Sunday, September 18, 2011

Ask Me No Stereotyping Questions, I'll Tell You No Lies (Oooh, you're so smart!)

I am going on a bit of a tirade today about the New York Times interview of Whitney Cummings. Others have discussed her style of comedy and how the networks are handling her. There's a nice piece on about that. I'm more interested in the interviewer, Andrew Goldman, and the meta-message of his questions to her. So I've reprinted his questions, and put in my own analysis of their subtext. If you want to read Whitney Cummings' actual answers, read the NYT article here.
This fall, you’re coming out of relative obscurity to have two shows on network TV: “Whitney,” which you star in, and “Two Broke Girls,” which you co-created. What do you remember about being broke?
At first glance, a reasonable question given the title of one of the shows, But since she has only recently come “out of relative obscurity” it’s actually a rather dumb question when you think about it.
Hold on, you did your grocery shopping at 7-Eleven?
Imagine a guy tells an interviewer he shopped at 7-11. Would that call for such a “hold on” bit of faux incredulousness?
On those Comedy Central roasts, your fellow comedians liked to joke about how you slept your way to fame. How accurate is that criticism?
Two problems here. His lead in tries to hide his question behind her fellow comics. John Stuart likes to point out his show doesn’t have to pretend to be fair since his network is Comedy Central but that one would hope for more balance on a news network. Similarly, a joke at a roast and a “legitimate” question by the Times are not the same level of insult.

Friday, September 16, 2011

DIY as a Creative Choice

So I was going to order a banner from a printer but my design cohort, a former game show props and set gal, convinced me that the alternative-leaning crowd of Venice is unlikely to be pulled in by yet another plastic banner at the Lodge. So instead we began a 3-D collage project for this year's festival poster. Or rather, she began and I gave opinions.

Here she is laying lettering after covering a 4x8 sheet of foam core with script pages. (No submissions were harmed in the process. These are old scripts of mine...) Will keep you posted on how it turns out.

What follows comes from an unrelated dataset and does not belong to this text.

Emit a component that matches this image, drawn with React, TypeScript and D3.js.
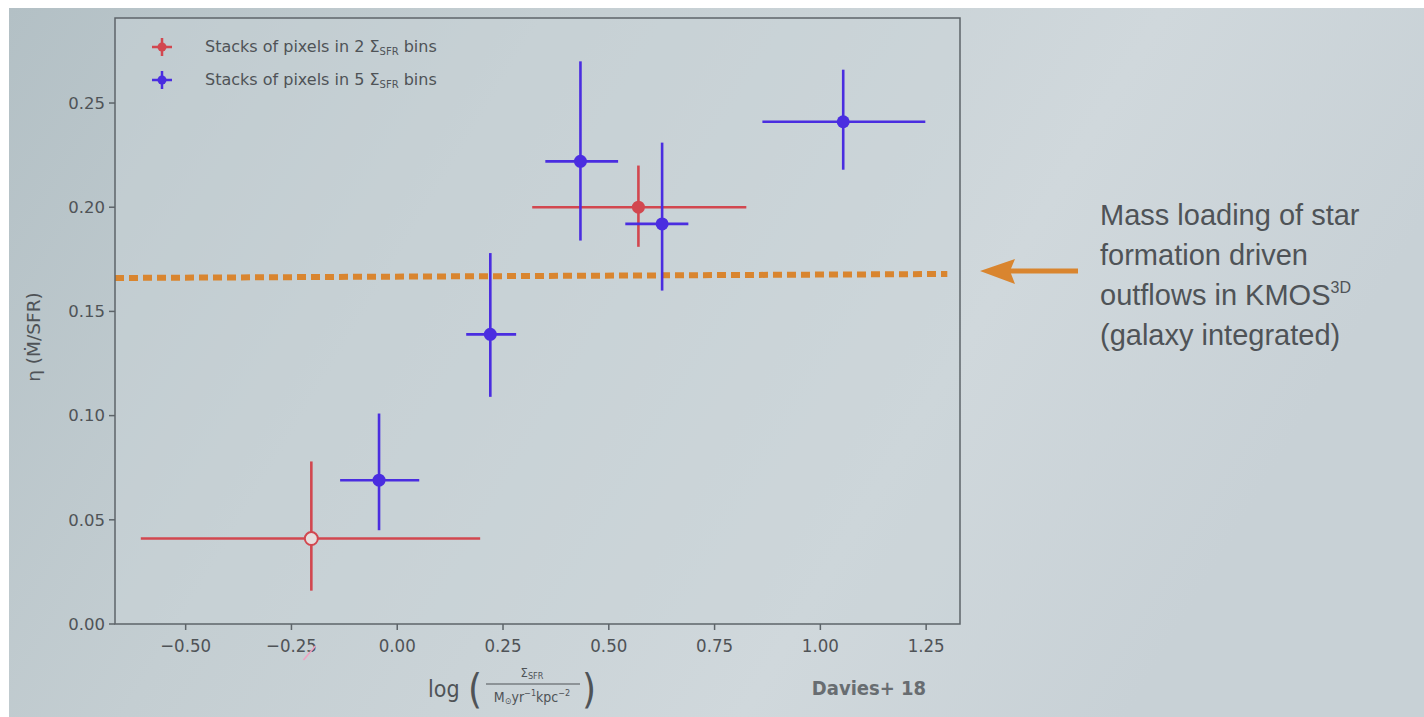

Monday, September 12, 2011

Start with the Baby

I was talking to a filmmaker, a good one, about beginnings. I was trying to figure out a way to convince her to consider cutting the top of her film, but she loved it and so did her circle of beloveds. So I used the movie-as-baby analogy and took it a step further. Your movie may be an amazing baby, but if you introduce me to it by showing me the delivery or, God forbid, the act of conception, I am so outta there you have to work doubly hard to capture my heart. TMI, folks, too much information.

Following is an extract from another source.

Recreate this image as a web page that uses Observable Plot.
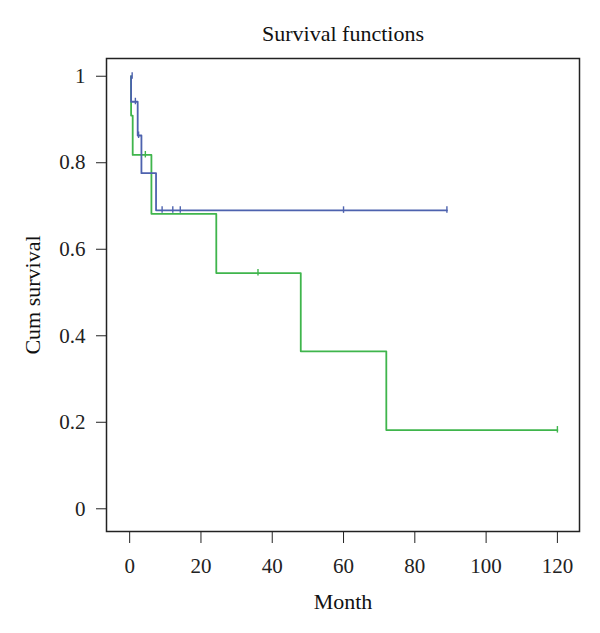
<!DOCTYPE html>
<html>
<head>
<meta charset="utf-8">
<script src="https://cdn.jsdelivr.net/npm/d3@7"></script>
<script src="https://cdn.jsdelivr.net/npm/@observablehq/plot@0.6"></script>
<style>
  html, body { margin: 0; padding: 0; background: #fff; }
</style>
</head>
<body>
<div id="chart"></div>
<script>
// Group 1 (green) Kaplan–Meier steps
const greenTime = [0.4, 0.4, 0.85, 6.1, 24.3, 48, 72, 120];
const greenSurv = [1, 0.909, 0.818, 0.682, 0.545, 0.364, 0.182, 0.182];
const greenCensorTime = [4.4, 36, 120];
const greenCensorSurv = [0.818, 0.545, 0.182];

// Group 2 (blue) Kaplan–Meier steps
const blueTime = [0.4, 0.4, 2.25, 3.3, 7.4, 89];
const blueSurv = [1, 0.941, 0.863, 0.776, 0.690, 0.690];
const blueCensorTime = [0.7, 1.6, 2.5, 9.1, 12.1, 14.2, 60, 89];
const blueCensorSurv = [1, 0.941, 0.863, 0.690, 0.690, 0.690, 0.690, 0.690];

const xTicks = [0, 20, 40, 60, 80, 100, 120];
const yTicks = [0, 0.2, 0.4, 0.6, 0.8, 1];

const titleText = "Survival functions";
const xLabel = "Month";
const yLabel = "Cum survival";

const greenColor = "#3fb54c";
const blueColor = "#4d62ae";

const green = greenTime.map((t, i) => ({t, s: greenSurv[i]}));
const blue = blueTime.map((t, i) => ({t, s: blueSurv[i]}));
const greenC = greenCensorTime.map((t, i) => ({t, s: greenCensorSurv[i]}));
const blueC = blueCensorTime.map((t, i) => ({t, s: blueCensorSurv[i]}));

// vertical censor tick symbol
const vtick = { draw(ctx) { ctx.moveTo(0, -4); ctx.lineTo(0, 2.5); } };

const font = "'Liberation Serif', 'DejaVu Serif', serif";

const chart = Plot.plot({
  width: 600,
  height: 633,
  marginLeft: 106,
  marginRight: 21,
  marginTop: 58,
  marginBottom: 102,
  style: { fontFamily: font, fontSize: "21px", color: "#222", background: "#fff" },
  x: {
    domain: [-6.5, 126.2],
    ticks: xTicks,
    tickSize: 12,
    tickPadding: 15,
    label: null
  },
  y: {
    domain: [-0.0525, 1.041],
    ticks: yTicks,
    tickSize: 10,
    tickPadding: 11,
    tickFormat: d => String(+d.toFixed(1)),
    label: null
  },
  marks: [
    Plot.frame({ stroke: "#222", strokeWidth: 1.5 }),
    Plot.line(green, { x: "t", y: "s", curve: "step-after", stroke: greenColor, strokeWidth: 1.8 }),
    Plot.dot(greenC, { x: "t", y: "s", symbol: vtick, stroke: greenColor, strokeWidth: 1.4, fill: "none" }),
    Plot.line(blue, { x: "t", y: "s", curve: "step-after", stroke: blueColor, strokeWidth: 1.8 }),
    Plot.dot(blueC, { x: "t", y: "s", symbol: vtick, stroke: blueColor, strokeWidth: 1.4, fill: "none" }),
    Plot.text([titleText], { text: d => d, frameAnchor: "top", dy: -25, lineAnchor: "middle", fontSize: 22, fill: "#111" }),
    Plot.text([xLabel], { text: d => d, frameAnchor: "bottom", dy: 70, lineAnchor: "middle", fontSize: 22, fill: "#111" }),
    Plot.text([yLabel], { text: d => d, frameAnchor: "left", dx: -74, rotate: -90, textAnchor: "middle", lineAnchor: "middle", fontSize: 22, fill: "#111" })
  ]
});

document.getElementById("chart").appendChild(chart);
</script>
</body>
</html>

Seeing act of birth can be beautiful and amazing to family. The lovemaking that leads to conception is also beautiful, but not really something I want to watch if I'm not one of the parties in bed - and even then, probably not. Keep all that in your heart, and possibly in the extra value content on the DVD, but take it out of the film. Show me the shining, luminous new being already washed and swaddled in its blanket. All that other stuff you are so sure needs to be in there so I know what's happening probably is covered again later. And even if it's not, I can figure stuff out. I know where babies come from. I know that you had to do the deed and nine months later push it out. Not necessary to explain. Start with the baby, not the birth.

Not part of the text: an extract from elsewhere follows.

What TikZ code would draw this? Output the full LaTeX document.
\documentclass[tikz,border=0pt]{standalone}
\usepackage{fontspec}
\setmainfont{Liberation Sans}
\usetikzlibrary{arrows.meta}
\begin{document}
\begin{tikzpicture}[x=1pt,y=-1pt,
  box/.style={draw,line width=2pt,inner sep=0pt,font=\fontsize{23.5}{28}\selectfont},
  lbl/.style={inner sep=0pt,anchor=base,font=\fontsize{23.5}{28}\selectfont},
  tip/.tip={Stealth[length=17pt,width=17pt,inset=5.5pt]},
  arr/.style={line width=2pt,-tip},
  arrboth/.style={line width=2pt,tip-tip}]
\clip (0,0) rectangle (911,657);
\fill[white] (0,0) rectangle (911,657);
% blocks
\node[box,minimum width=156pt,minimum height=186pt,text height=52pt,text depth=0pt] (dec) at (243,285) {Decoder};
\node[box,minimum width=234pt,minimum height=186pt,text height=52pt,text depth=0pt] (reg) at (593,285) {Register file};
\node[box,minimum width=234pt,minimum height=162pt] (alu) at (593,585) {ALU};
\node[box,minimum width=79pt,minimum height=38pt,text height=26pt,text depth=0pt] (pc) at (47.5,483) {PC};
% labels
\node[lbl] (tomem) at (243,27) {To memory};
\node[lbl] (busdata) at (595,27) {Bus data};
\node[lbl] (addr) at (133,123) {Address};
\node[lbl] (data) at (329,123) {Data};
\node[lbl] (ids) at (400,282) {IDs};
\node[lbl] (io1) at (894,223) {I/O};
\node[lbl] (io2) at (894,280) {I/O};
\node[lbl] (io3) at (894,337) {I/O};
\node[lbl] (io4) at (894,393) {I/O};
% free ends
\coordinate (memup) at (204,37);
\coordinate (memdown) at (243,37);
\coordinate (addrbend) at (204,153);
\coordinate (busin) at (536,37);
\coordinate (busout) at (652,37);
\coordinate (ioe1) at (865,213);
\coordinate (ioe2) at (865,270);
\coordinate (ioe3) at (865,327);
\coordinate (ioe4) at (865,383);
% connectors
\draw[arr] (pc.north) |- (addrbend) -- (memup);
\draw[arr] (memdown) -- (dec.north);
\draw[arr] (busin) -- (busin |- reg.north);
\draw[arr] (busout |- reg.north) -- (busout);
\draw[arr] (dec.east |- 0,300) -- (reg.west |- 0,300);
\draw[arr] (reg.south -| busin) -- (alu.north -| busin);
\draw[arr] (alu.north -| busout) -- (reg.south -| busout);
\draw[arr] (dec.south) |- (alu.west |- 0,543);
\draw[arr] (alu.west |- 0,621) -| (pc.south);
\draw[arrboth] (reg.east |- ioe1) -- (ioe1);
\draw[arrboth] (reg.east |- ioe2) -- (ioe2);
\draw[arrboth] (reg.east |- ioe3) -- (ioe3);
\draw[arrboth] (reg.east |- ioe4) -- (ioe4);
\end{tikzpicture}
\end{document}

Wednesday, September 07, 2011

Down to the Wire

Selections for this year's festival are almost finished. At the moment, I am thinking about short films and how they often tend to deliver the same amount of "story" despite their different lengths. By story, I don't mean plot. Longer shorts usually have more plot, but they rarely have more "story."
Plot complications that raise the stakes are not enough. Getting the characters in a tighter spot where they are more invested isn't the point. It is the viewer who has to care more. Raising the stakes is not about the filmmaker doing it to a character in the movie. Whatever happens to raise the stakes has to induce me to raise the stakes of my participation in the ongoing story. Putting the character through hell is just a tool to pull me in and is not an end in itself or a romance between the author/filmmaker and their delight in their own oeuvre.

This gets missed frequently in documentaries where each turn of events moves the story to a new place, but on the same plane. Another fascinating fact or event or insight moves the movie horizontally and eventually leaves the viewer feeling flat. Docs have more of an excuse for this, however, since reality is often picaresque. Yet many of the narrative films make the same mistake and at some point I get antsy because the film keeps covering the same emotional terrain even as the plot moves onward. A movie, or a screenplay, needs to move me, not the plot. And if something happens in the story because the writer needs it to connect the dots but the reader/viewer is not moved to invest more by it, then the writer/filmmaker needs to dump the excess baggage and focus on saving the ship aka the viewer/reader's investment.